There is no legal or medical definition of a superfood, but it’s a handy word to describe those foods, mostly fruit and vegetables, that pack a great nutritional punch either per calorie, or per ounce.
There isn’t one ingredient common to all superfoods, rather different fruit and vegetables contain different important and valuable nutrients, so eating just one thing, whether it is Brussel sprouts or acai berries won’t be a panacea.
Not all superfoods are exotic or expensive.

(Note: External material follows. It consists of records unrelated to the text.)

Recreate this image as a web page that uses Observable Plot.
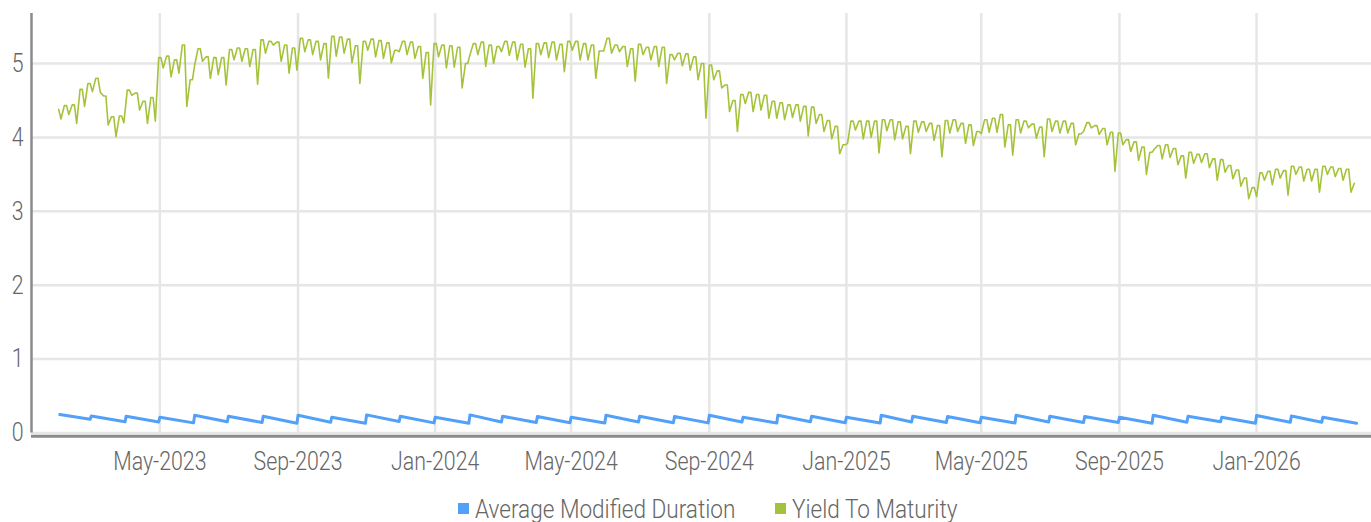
<!DOCTYPE html>
<html><head><meta charset="utf-8">
<script src="https://cdn.jsdelivr.net/npm/d3@7"></script>
<script src="https://cdn.jsdelivr.net/npm/@observablehq/plot@0.6"></script>
<style>
body{margin:0;background:#fff;}
#chart{position:relative;width:1371px;height:522px;font-family:Roboto,'Liberation Sans',sans-serif;font-weight:300;color:#666;}
#legend{position:absolute;top:496px;left:458px;display:flex;align-items:flex-start;font-size:26px;line-height:26px;white-space:nowrap;}
#legend .sw{width:11px;height:11px;margin-top:7px;margin-right:6px;flex:none;}
#legend .item{display:flex;align-items:flex-start;}
#legend .tx{display:inline-block;transform:scaleX(0.868);transform-origin:0 0;}
</style></head>
<body><div id="chart"></div>
<script>
// ---- data ----
const yTicks = [0, 1, 2, 3, 4, 5];
const xTickDates = ["2023-05-01","2023-09-01","2024-01-01","2024-05-01","2024-09-01","2025-01-01","2025-05-01","2025-09-01","2026-01-01"];
const seriesNames = ["Average Modified Duration", "Yield To Maturity"];
const seriesColors = ["#53a0f8", "#a5c33a"];

// Average Modified Duration: value at start and end of each month
const durMonths = ["2023-02","2023-03","2023-04","2023-05","2023-06","2023-07","2023-08","2023-09","2023-10","2023-11","2023-12",
  "2024-01","2024-02","2024-03","2024-04","2024-05","2024-06","2024-07","2024-08","2024-09","2024-10","2024-11","2024-12",
  "2025-01","2025-02","2025-03","2025-04","2025-05","2025-06","2025-07","2025-08","2025-09","2025-10","2025-11","2025-12",
  "2026-01","2026-02","2026-03"];
const durStartVals = [0.250,0.231,0.226,0.213,0.240,0.226,0.227,0.240,0.213,0.245,0.227,
  0.213,0.245,0.227,0.222,0.213,0.240,0.227,0.222,0.240,0.213,0.240,0.227,
  0.213,0.240,0.227,0.222,0.213,0.240,0.227,0.222,0.213,0.240,0.227,0.213,
  0.236,0.231,0.213];
const durEndVals = [0.186,0.151,0.149,0.137,0.151,0.142,0.133,0.146,0.133,0.155,0.137,
  0.133,0.150,0.142,0.140,0.135,0.150,0.140,0.137,0.148,0.135,0.152,0.140,
  0.135,0.150,0.142,0.140,0.135,0.150,0.142,0.142,0.133,0.146,0.151,0.133,
  0.146,0.146,0.133];

// Yield To Maturity: weekly level and weekly dip
const ytmStart = "2023-01-31";
const ytmFirstDip = "2023-02-02";
const ytmLevel = [4.38,4.43,4.44,4.65,4.73,4.80,4.56,4.28,4.29,4.64,
  4.60,4.49,4.54,5.08,5.10,5.05,5.25,4.78,5.20,5.09,
  5.08,5.08,5.19,5.21,5.20,5.19,5.32,5.30,5.29,5.25,
  5.21,5.34,5.32,5.30,5.27,5.37,5.36,5.33,5.24,5.30,
  5.33,5.31,5.28,5.18,5.30,5.29,5.23,5.15,5.27,5.25,
  5.24,5.22,5.00,5.27,5.29,5.25,5.23,5.30,5.29,5.26,
  5.20,5.27,5.28,5.29,5.26,5.30,5.30,5.27,5.25,5.17,
  5.34,5.25,5.23,5.20,5.26,5.22,5.23,5.22,5.12,5.14,
  5.13,5.09,5.00,4.98,4.90,4.71,4.50,4.58,4.61,4.58,
  4.57,4.49,4.47,4.44,4.44,4.42,4.41,4.31,4.23,4.15,
  3.90,4.22,4.22,4.22,4.22,4.24,4.24,4.21,4.15,4.22,
  4.21,4.19,4.16,4.23,4.24,4.19,4.17,4.08,4.24,4.26,
  4.31,4.17,4.24,4.22,4.18,4.14,4.25,4.22,4.22,4.19,
  4.05,4.20,4.16,4.12,4.07,4.06,3.97,3.94,3.87,3.80,
  3.89,3.90,3.85,3.75,3.80,3.77,3.78,3.71,3.70,3.62,
  3.56,3.45,3.32,3.52,3.54,3.57,3.55,3.61,3.60,3.57,
  3.57,3.61,3.60,3.58,3.57];
const ytmDip = [4.25,4.31,4.19,4.42,4.62,4.61,4.17,4.01,4.20,4.57,
  4.37,4.19,4.22,4.94,4.82,4.87,4.42,4.98,5.03,4.80,
  4.85,4.71,5.05,5.03,4.96,4.72,5.14,5.25,5.03,4.87,
  4.91,5.16,5.12,5.05,4.80,5.10,5.14,5.01,4.73,5.18,
  5.09,5.07,5.01,5.16,5.12,5.07,4.80,4.44,5.09,4.94,
  4.95,4.67,5.12,5.12,4.96,5.00,5.16,5.11,5.05,4.95,
  4.53,5.12,5.08,5.05,4.89,5.18,5.05,5.05,4.80,5.17,
  5.14,5.16,4.96,4.76,5.12,5.05,4.96,4.73,5.05,4.97,
  4.91,4.78,4.26,4.78,4.67,4.35,4.08,4.46,4.35,4.37,
  4.26,4.26,4.24,4.27,4.22,4.02,4.19,4.08,3.98,3.78,
  3.92,4.10,3.98,4.00,3.79,4.09,3.97,3.98,3.78,4.07,
  4.08,3.96,3.74,4.06,4.08,3.92,3.89,4.05,4.07,4.07,
  3.87,3.76,4.06,4.13,3.99,3.74,4.08,4.06,4.06,3.90,
  4.08,4.13,4.04,3.90,3.54,3.90,3.81,3.69,3.50,3.84,
  3.71,3.73,3.63,3.45,3.65,3.66,3.59,3.42,3.53,3.44,
  3.34,3.17,3.20,3.42,3.36,3.45,3.22,3.50,3.41,3.41,
  3.26,3.50,3.47,3.42,3.26];
const ytmLastDate = "2026-03-29";
const ytmLastValue = 3.38;

// ---- build tables ----
const utc = s => new Date(s + "T00:00:00Z");
const durData = [];
durMonths.forEach((m, i) => {
  const start = utc(m + "-01");
  const end = d3.utcDay.offset(d3.utcMonth.offset(start, 1), -1);
  durData.push({date: start, value: durStartVals[i]});
  durData.push({date: end, value: durEndVals[i]});
});
const ytmData = [];
const firstDip = utc(ytmFirstDip), startD = utc(ytmStart);
const nW = Math.min(ytmLevel.length, ytmDip.length);
for (let i = 0; i < nW; i++) {
  const dip = d3.utcDay.offset(firstDip, 7 * i);
  let a = d3.utcDay.offset(dip, -4);
  let b = d3.utcDay.offset(dip, -2);
  if (a < startD) a = startD;
  if (b < startD) b = startD;
  ytmData.push({date: a, value: ytmLevel[i]});
  ytmData.push({date: b, value: ytmLevel[i]});
  ytmData.push({date: dip, value: ytmDip[i]});
}
ytmData.push({date: utc(ytmLastDate), value: ytmLastValue});

const xTicks = xTickDates.map(utc);
const x0 = new Date("2023-01-06T19:00:00Z"), x1 = new Date("2026-04-13T07:00:00Z");
const yTop = 5.677;
const font = "Roboto,'Liberation Sans',sans-serif";

const chart = Plot.plot({
  width: 1371, height: 490,
  marginLeft: 31, marginRight: 0, marginTop: 13, marginBottom: 53.5,
  insetBottom: 4,
  style: {fontFamily: font, fontSize: "26px", fontWeight: 300, color: "#666", background: "#fff", overflow: "visible"},
  x: {type: "utc", domain: [x0, x1]},
  y: {domain: [0, yTop]},
  marks: [
    Plot.ruleY(yTicks, {stroke: "#e6e6e6", strokeWidth: 2.5}),
    Plot.ruleX(xTicks, {y1: 0, y2: yTop, stroke: "#e6e6e6", strokeWidth: 2.5}),
    Plot.ruleX([x0], {y1: 0, y2: yTop, stroke: "#8a8a8a", strokeWidth: 2.5}),
    Plot.ruleY([-0.045], {stroke: "#8a8a8a", strokeWidth: 3}),
    Plot.axisY({ticks: yTicks, tickSize: 0, tickPadding: 8, fontSize: 26, fill: "#666", tickFormat: d3.format("d"), label: null}),
    Plot.axisX({ticks: xTicks, tickSize: 0, tickPadding: 15, fontSize: 26, fill: "#666", tickFormat: d3.utcFormat("%b-%Y"), label: null}),
    Plot.line(durData, {x: "date", y: "value", stroke: seriesColors[0], strokeWidth: 3}),
    Plot.line(ytmData, {x: "date", y: "value", stroke: seriesColors[1], strokeWidth: 1.6})
  ]
});
const root = document.getElementById("chart");
root.appendChild(chart);
// condense tick label glyphs horizontally (narrow face), keeping their anchors
chart.querySelectorAll('g[aria-label$="tick label"] text').forEach(t => {
  const L = t.getComputedTextLength();
  if (L > 0) {
    t.setAttribute("textLength", (L * 0.82).toFixed(2));
    t.setAttribute("lengthAdjust", "spacingAndGlyphs");
  }
});
const legend = document.createElement("div");
legend.id = "legend";
seriesNames.forEach((n, i) => {
  const it = document.createElement("div"); it.className = "item";
  const sw = document.createElement("div"); sw.className = "sw"; sw.style.background = seriesColors[i];
  const tx = document.createElement("span"); tx.className = "tx"; tx.textContent = n;
  it.appendChild(sw); it.appendChild(tx); legend.appendChild(it);
});
root.appendChild(legend);
const items = legend.querySelectorAll(".item");
items.forEach((it, i) => {
  const tx = it.querySelector(".tx");
  const w = tx.getBoundingClientRect().width;
  it.style.width = (11 + 6 + w + (i < items.length - 1 ? 40 : 0)) + "px";
});
</script></body></html>
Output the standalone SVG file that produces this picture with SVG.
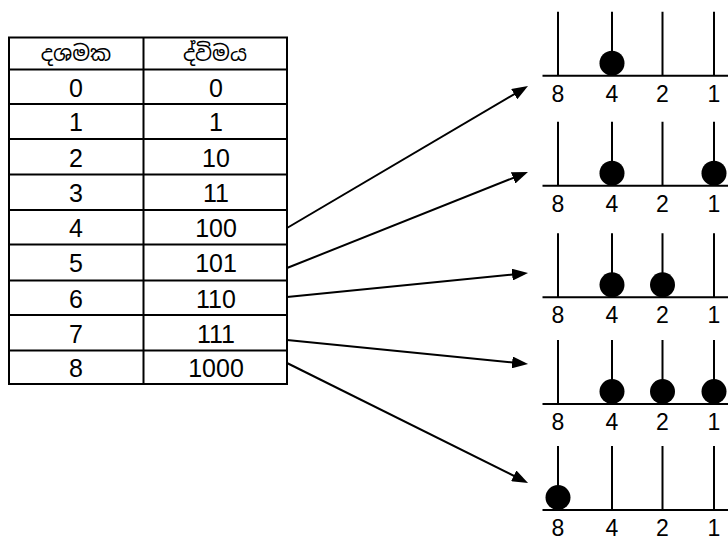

Here is a list of commonly-available, easily-grown, and cheap superfoods:
- broccoli – contains DIM, an anti-carcinogenic substance, thought to help prevent stomach and bowel cancers;
- blueberries – very high levels of antioxidants;
- onions – high level of quercetin, which is an anti-inflammatory and probably anti-carcinogenic;
- tomatoes – lots of lycopene, a powerful antioxidant;
- beetroot – can help lower blood pressure, and may inhibit the growth of tumours.
Then there are the more exotic (and often more heavily advertised) exotic superfoods, such as:
- Acai (Brazilian) – very high in antioxidants;
- Mangosteen (Indonesian) – high in antioxidants, especially the rind (often used in juice from the mangosteen);
- Goji Berry or Wolfberry (origin unclear, many grown in China) – high in potassium, zinc, an unsaturated fatty acids.
But be careful – if someone is using the word “superfood” to try to part you from $80 a month for some vitamin pills or powdered supplement, it’s probably a scam. The above foods are great, as part of a healthy diet, but there’s not a magic bullet out there.